Problem statement - Identify each line in the records below that contains the word "this", and copy it.

Data entries

START

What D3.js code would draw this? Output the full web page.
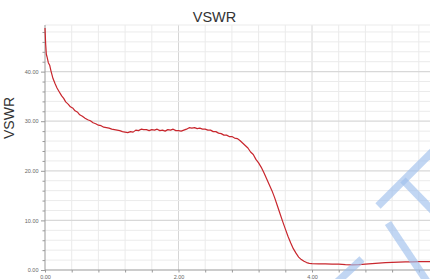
<!DOCTYPE html>
<html><head><meta charset="utf-8">
<script src="https://cdn.jsdelivr.net/npm/d3@7"></script>
<style>body{margin:0;background:#fff}svg{display:block}</style>
</head><body>
<svg id="c" width="430" height="279"></svg>
<script>
const title = "VSWR";
const yLabel = "VSWR";
const xTickLabels = [0, 2, 4];
const yTickLabels = [0, 10, 20, 30, 40];
const freq = [0,0.01,0.02,0.03,0.05,0.07,0.09,0.12,0.15,0.18,0.21,0.25,0.28,0.31,0.35,0.38,0.42,0.45,0.49,0.52,0.56,0.60,0.64,0.68,0.72,0.76,0.80,0.84,0.88,0.92,0.96,1.00,1.04,1.08,1.12,1.16,1.20,1.24,1.28,1.32,1.36,1.40,1.44,1.48,1.52,1.56,1.60,1.64,1.68,1.72,1.76,1.80,1.84,1.88,1.92,1.96,2.00,2.04,2.08,2.12,2.16,2.20,2.24,2.28,2.32,2.36,2.40,2.44,2.48,2.52,2.56,2.60,2.64,2.68,2.72,2.76,2.80,2.84,2.88,2.92,2.96,3.00,3.04,3.08,3.12,3.16,3.20,3.24,3.28,3.32,3.36,3.40,3.44,3.48,3.52,3.56,3.60,3.64,3.68,3.72,3.76,3.80,3.84,3.88,3.92,3.96,4.00,4.10,4.20,4.30,4.40,4.50,4.60,4.70,4.80,4.90,5.00,5.10,5.20,5.30,5.40,5.50,5.60,5.80];
const vswr = [48.8,45.5,43.5,43.0,41.8,41.3,40.1,38.6,37.6,36.7,36.0,35.1,34.6,33.9,33.4,32.9,32.6,32.1,31.8,31.3,31.0,30.6,30.3,30.1,29.7,29.5,29.2,29.1,28.8,28.7,28.6,28.4,28.3,28.2,28.1,27.9,27.8,27.7,27.9,27.8,28.2,28.1,28.4,28.3,28.3,28.1,28.3,28.2,28.4,28.1,28.2,28.0,28.3,28.2,28.4,28.1,28.1,28.0,28.2,28.4,28.7,28.6,28.7,28.5,28.6,28.4,28.4,28.2,28.2,27.9,27.9,27.6,27.5,27.2,27.2,26.9,26.9,26.6,26.5,26.1,25.6,25.1,24.6,23.8,23.3,22.3,21.6,20.7,19.6,18.4,17.2,16.0,14.6,13.0,11.4,9.8,8.3,6.8,5.5,4.3,3.4,2.6,2.1,1.75,1.5,1.35,1.3,1.25,1.22,1.2,1.18,1.1,1.05,1.1,1.2,1.3,1.4,1.5,1.55,1.6,1.65,1.65,1.67,1.68];

const svg = d3.select("#c");
const x = d3.scaleLinear().domain([0, 6]).range([45, 445.5]);
const y = d3.scaleLinear().domain([0, 49.4]).range([270, 25]);

const xMinor = d3.range(0, 5.7, 0.4);
const yMinor = d3.range(0, 49.4, 2);
const isMajorX = v => xTickLabels.some(t => Math.abs(t - v) < 1e-6);
const isMajorY = v => yTickLabels.some(t => Math.abs(t - v) < 1e-6);

// grid
svg.append("g").selectAll("line").data(xMinor.filter(v => v > 0)).join("line")
  .attr("x1", d => x(d)).attr("x2", d => x(d)).attr("y1", 25).attr("y2", 270)
  .attr("stroke", d => isMajorX(d) ? "#d6d6d6" : "#ebebeb").attr("stroke-width", 1);
svg.append("g").selectAll("line").data(yMinor.filter(v => v > 0).concat([49.4])).join("line")
  .attr("x1", 45).attr("x2", 430).attr("y1", d => y(d)).attr("y2", d => y(d))
  .attr("stroke", d => isMajorY(d) ? "#d8d8d8" : "#ebebeb").attr("stroke-width", d => isMajorY(d) ? 1.3 : 1);

// axes
const yAxis = d3.axisLeft(y).tickValues(yMinor).tickSize(3).tickFormat(d => isMajorY(d) ? d3.format(".2f")(d) : "");
const gy = svg.append("g").attr("transform", "translate(45,0)").call(yAxis);
gy.select(".domain").attr("d", "M0,25V270").attr("stroke", "#999");
gy.selectAll(".tick line").attr("stroke", "#999").attr("x2", d => isMajorY(d) ? -4 : -2.5);
gy.selectAll(".tick text").attr("font-family", "Liberation Sans, Arial, sans-serif").attr("font-size", "5.5px").attr("fill", "#666").attr("x", -6.5);

const xAxis = d3.axisBottom(x).tickValues(xMinor).tickSize(2.5).tickFormat(d => isMajorX(d) ? d3.format(".2f")(d) : "");
const gx = svg.append("g").attr("transform", "translate(0,270)").call(xAxis);
gx.select(".domain").attr("d", "M45,0H430").attr("stroke", "#999");
gx.selectAll(".tick line").attr("stroke", "#999");
gx.selectAll(".tick text").attr("font-family", "Liberation Sans, Arial, sans-serif").attr("font-size", "5.5px").attr("fill", "#666").attr("y", 5.5);

// line
const pts = freq.map((f, i) => [f, vswr[i]]);
svg.append("path").datum(pts)
  .attr("d", d3.line().x(d => x(d[0])).y(d => y(d[1])))
  .attr("fill", "none").attr("stroke", "#c8262d").attr("stroke-width", 1.2).attr("stroke-linejoin", "round");

// titles
svg.append("text").attr("x", 214.5).attr("y", 21.5).attr("text-anchor", "middle")
  .attr("font-family", "Liberation Sans, Arial, sans-serif").attr("font-size", "14.5px").attr("fill", "#333").text(title);
svg.append("text").attr("transform", "translate(14,118) rotate(-90)").attr("text-anchor", "middle")
  .attr("font-family", "Liberation Sans, Arial, sans-serif").attr("font-size", "14px").attr("fill", "#333").text(yLabel);

// watermark decoration
const wm = svg.append("g").attr("stroke", "#9fc0ec").attr("stroke-opacity", 0.65).attr("stroke-width", 7.5).attr("stroke-linecap", "butt");
[[378,206,438,146],[403,180,438,216],[388,223,428,283],[334,285,362,259]].forEach(s =>
  wm.append("line").attr("x1", s[0]).attr("y1", s[1]).attr("x2", s[2]).attr("y2", s[3]));
</script>
</body></html>
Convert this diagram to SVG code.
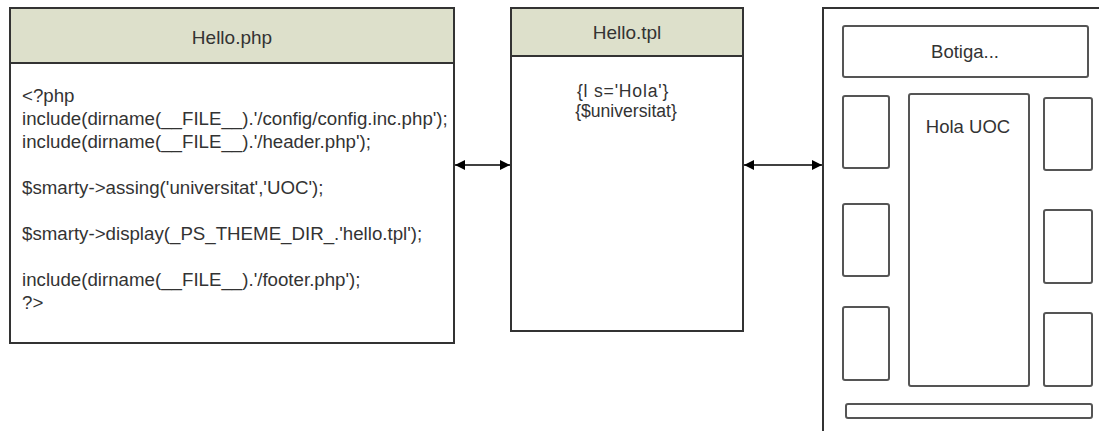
<svg xmlns="http://www.w3.org/2000/svg" width="1099" height="431" viewBox="0 0 1099 431">
<style>
text{font-family:"Liberation Sans",Arial,sans-serif;font-size:18.5px;fill:#333}
.code{font-size:18.7px}
.tpl{font-size:17.6px}
.box{fill:#fff;stroke:#333;stroke-width:2}
.hdr{fill:#dde0cb;stroke:#333;stroke-width:2}
.inner{fill:#fff;stroke:#555;stroke-width:2}
.c{text-anchor:middle}
.conn{stroke:#000;stroke-width:1.5;fill:none}
</style>
<defs>
<marker id="ah" viewBox="0 0 10 10" refX="10" refY="5" markerWidth="10" markerHeight="10" markerUnits="userSpaceOnUse" orient="auto-start-reverse">
<path d="M0,0 L10,5 L0,10 z" fill="#000"/>
</marker>
</defs>
<g id="hello-php">
<rect class="box" x="10" y="8" width="444" height="335"/>
<rect class="hdr" x="10" y="8" width="444" height="55"/>
<text class="c" x="232" y="44" style="font-size:19px">Hello.php</text>
<text class="code" x="22" y="102">&lt;?php</text>
<text class="code" x="22" y="125">include(dirname(__FILE__).'/config/config.inc.php');</text>
<text class="code" x="22" y="148">include(dirname(__FILE__).'/header.php');</text>
<text class="code" x="22" y="194">$smarty-&gt;assing('universitat','UOC');</text>
<text class="code" x="22" y="240">$smarty-&gt;display(_PS_THEME_DIR_.'hello.tpl');</text>
<text class="code" x="22" y="286">include(dirname(__FILE__).'/footer.php');</text>
<text class="code" x="22" y="309">?&gt;</text>
</g>
<g id="hello-tpl">
<rect class="box" x="511" y="8" width="232" height="323"/>
<rect class="hdr" x="511" y="8" width="232" height="48"/>
<text class="c" x="627" y="39" style="font-size:19px">Hello.tpl</text>
<text class="c tpl" x="623" y="97" style="letter-spacing:0.8px">{l s='Hola'}</text>
<text class="c tpl" x="626" y="117">{$universitat}</text>
</g>
<g id="page">
<rect class="box" x="823" y="8" width="300" height="450"/>
<g id="botiga">
<rect class="inner" x="843" y="26" width="245" height="51" rx="2"/>
<text class="c" x="965" y="58">Botiga...</text>
</g>
<g id="left-blocks">
<rect class="inner" x="843" y="96" width="46" height="72" rx="2"/>
<rect class="inner" x="843" y="204" width="46" height="72" rx="2"/>
<rect class="inner" x="843" y="307" width="46" height="73" rx="2"/>
</g>
<g id="center">
<rect class="inner" x="909" y="94" width="120" height="292" rx="2"/>
<text class="c" x="968" y="133">Hola UOC</text>
</g>
<g id="right-blocks">
<rect class="inner" x="1044" y="98" width="48" height="72" rx="2"/>
<rect class="inner" x="1044" y="210" width="48" height="73" rx="2"/>
<rect class="inner" x="1044" y="313" width="48" height="73" rx="2"/>
</g>
<g id="footer-bar">
<rect class="inner" x="846" y="404" width="246" height="14" rx="2"/>
</g>
</g>
<g id="connectors">
<line class="conn" x1="455" y1="165" x2="510" y2="165" marker-start="url(#ah)" marker-end="url(#ah)"/>
<line class="conn" x1="744" y1="165" x2="822" y2="165" marker-start="url(#ah)" marker-end="url(#ah)"/>
</g>
</svg>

END

Output below -
What D3.js code would draw this? Output the full web page.
Convert this diagram to SVG code.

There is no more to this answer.